The White House announced
Thursday that it would not ask the CDC to again extend the eviction protection, which expires on July 31, and called on Congress to take action. The Biden administration would have liked to extend it (it has been extended four times already) given the rise in the spread of Covid cases due
to the Delta variant
, but White House Press Secretary Jen Psaki cited the Supreme Court’s ruling
that, “clear and specific congressional authorization” — new legislation — would be needed for the CDC to extend the moratorium past its current deadline.
The House Rules Committee met on Friday
to consider a bill to extend the federal eviction moratorium through December. But there isn’t wide bipartisan support and it faces an uncertain future in the Senate.

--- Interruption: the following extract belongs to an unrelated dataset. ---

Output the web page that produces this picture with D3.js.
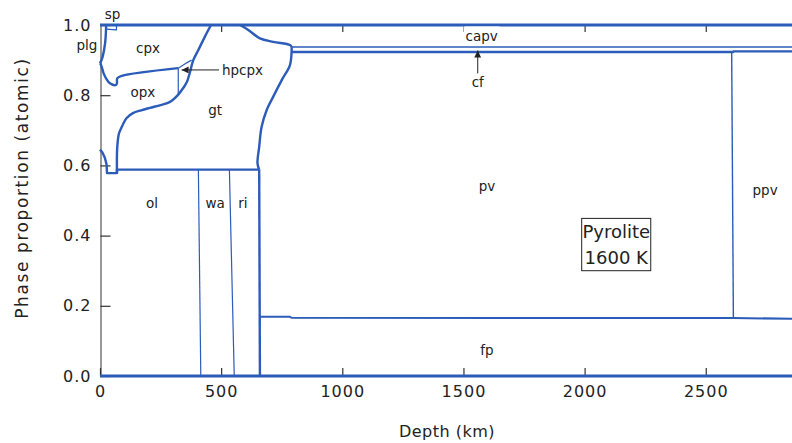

The Biden administration also asked government agencies to extend their respective bans on evictions, also set to expire July 31. On Friday agencies including the US Department of Housing and Urban Development and the Federal Housing Finance Agency extended their more limited eviction protections, banning the eviction of those living in federally-insured, single-family foreclosed properties through September.

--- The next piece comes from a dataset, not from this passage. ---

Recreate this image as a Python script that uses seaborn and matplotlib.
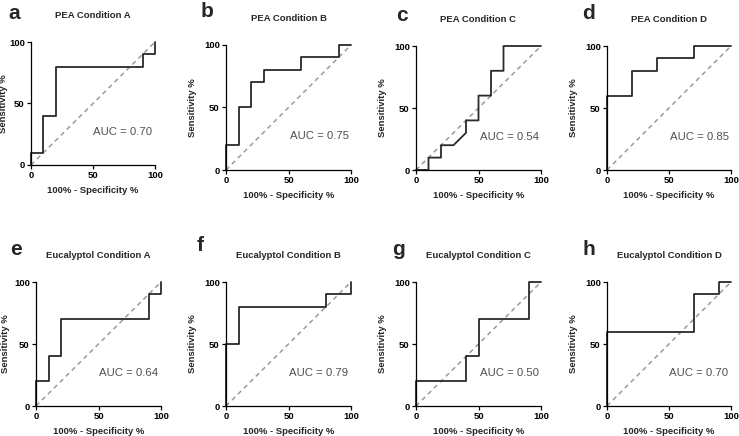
import matplotlib
matplotlib.use("Agg")
import matplotlib.pyplot as plt
import pandas as pd
import seaborn as sns

# ROC curve points (100% - specificity, sensitivity) for each panel
pea_a_fpr = [0, 0, 10, 10, 20, 20, 90, 90, 100, 100]
pea_a_tpr = [0, 10, 10, 40, 40, 80, 80, 90, 90, 100]
pea_b_fpr = [0, 0, 10, 10, 20, 20, 30, 30, 60, 60, 90, 90, 100]
pea_b_tpr = [0, 20, 20, 50, 50, 70, 70, 80, 80, 90, 90, 100, 100]
pea_c_fpr = [0, 10, 10, 20, 20, 30, 40, 40, 50, 50, 60, 60, 70, 70, 100]
pea_c_tpr = [0, 0, 10, 10, 20, 20, 30, 40, 40, 60, 60, 80, 80, 100, 100]
pea_d_fpr = [0, 0, 20, 20, 40, 40, 70, 70, 100]
pea_d_tpr = [0, 60, 60, 80, 80, 90, 90, 100, 100]
euc_a_fpr = [0, 0, 10, 10, 20, 20, 90, 90, 100, 100]
euc_a_tpr = [0, 20, 20, 40, 40, 70, 70, 90, 90, 100]
euc_b_fpr = [0, 0, 10, 10, 80, 80, 100, 100]
euc_b_tpr = [0, 50, 50, 80, 80, 90, 90, 100]
euc_c_fpr = [0, 0, 40, 40, 50, 50, 90, 90, 100]
euc_c_tpr = [0, 20, 20, 40, 40, 70, 70, 100, 100]
euc_d_fpr = [0, 0, 70, 70, 90, 90, 100]
euc_d_tpr = [0, 60, 60, 90, 90, 100, 100]

panel_letters = ["a", "b", "c", "d", "e", "f", "g", "h"]
panel_titles = [
    "PEA Condition A", "PEA Condition B", "PEA Condition C", "PEA Condition D",
    "Eucalyptol Condition A", "Eucalyptol Condition B",
    "Eucalyptol Condition C", "Eucalyptol Condition D",
]
auc_values = [0.70, 0.75, 0.54, 0.85, 0.64, 0.79, 0.50, 0.70]
curves = [
    (pea_a_fpr, pea_a_tpr), (pea_b_fpr, pea_b_tpr),
    (pea_c_fpr, pea_c_tpr), (pea_d_fpr, pea_d_tpr),
    (euc_a_fpr, euc_a_tpr), (euc_b_fpr, euc_b_tpr),
    (euc_c_fpr, euc_c_tpr), (euc_d_fpr, euc_d_tpr),
]
ticks = [0, 50, 100]

sns.set_theme(style="ticks")
plt.rcParams["font.family"] = ["Liberation Sans", "DejaVu Sans"]

W, H = 739, 436
fig = plt.figure(figsize=(W / 100, H / 100), dpi=100)

# axes boxes in pixels: left, top, right, bottom
boxes = [
    (31, 42, 155, 165), (226, 45, 351, 170), (416, 46, 541, 170), (607, 46, 731, 170),
    (36, 282, 161, 406), (226, 282, 351, 406), (416, 282, 541, 406), (607, 282, 731, 406),
]
letter_pos = [(8, 4), (201, 2), (396, 6), (582, 4), (10, 240), (197, 236), (392, 240), (582, 240)]
ylabel_x = [-0.185, -0.23, -0.23, -0.23, -0.21, -0.23, -0.23, -0.23]

for i, (fpr, tpr) in enumerate(curves):
    l, t, r, b = boxes[i]
    ax = fig.add_axes([l / W, 1 - b / H, (r - l) / W, (b - t) / H])
    df = pd.DataFrame({"fpr": fpr, "tpr": tpr})
    ax.plot([0, 100], [0, 100], ls=(0, (3, 2.5)), color="#9a9a9a", lw=1.1, clip_on=False)
    sns.lineplot(data=df, x="fpr", y="tpr", sort=False, estimator=None, ax=ax,
                 color="#2a2a2a", lw=1.3, clip_on=False)
    ax.set_xlim(0, 100)
    ax.set_ylim(0, 100)
    ax.set_xticks(ticks)
    ax.set_yticks(ticks)
    ax.tick_params(length=3, width=0.9, pad=1.5, labelsize=6.8, colors="black")
    for lab in ax.get_xticklabels() + ax.get_yticklabels():
        lab.set_fontweight("bold")
    sns.despine(ax=ax)
    for sp in ("left", "bottom"):
        ax.spines[sp].set_linewidth(0.9)
        ax.spines[sp].set_color("black")
    ax.set_xlabel("100% - Specificity %", fontsize=6.8, fontweight="bold")
    ax.set_ylabel("Sensitivity %", fontsize=6.8, fontweight="bold")
    ax.xaxis.set_label_coords(0.5, -0.17)
    ax.yaxis.set_label_coords(ylabel_x[i], 0.5)
    ax.text(98, 27, f"AUC = {auc_values[i]:.2f}", ha="right", va="center",
            fontsize=8.2, color="#505050")
    ax.set_title(panel_titles[i], fontsize=6.8, fontweight="bold", pad=17.5)
    lx, ly = letter_pos[i]
    fig.text(lx / W, 1 - ly / H, panel_letters[i], fontsize=15, fontweight="bold",
             ha="left", va="top")

fig.savefig("out.png", dpi=100)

The CDC eviction moratorium and other protections have prevented an estimated 2.2 million eviction filings since March 2020, according to Peter Hepburn, a research fellow at the Eviction Lab and assistant professor of sociology at Rutgers University-Newark.
“These moratoria and protections, they haven’t been perfect, but they’ve undeniably had a massive effect in preventing eviction filings,” Hepburn said.
This comes as an unprecedented amount of federal rental relief
— $46 billion — works its way through states, cities and local distribution points to the landlords and tenants who need it. The aid is the last lifeline that many renters can grab on to. But for many, it won’t come in time.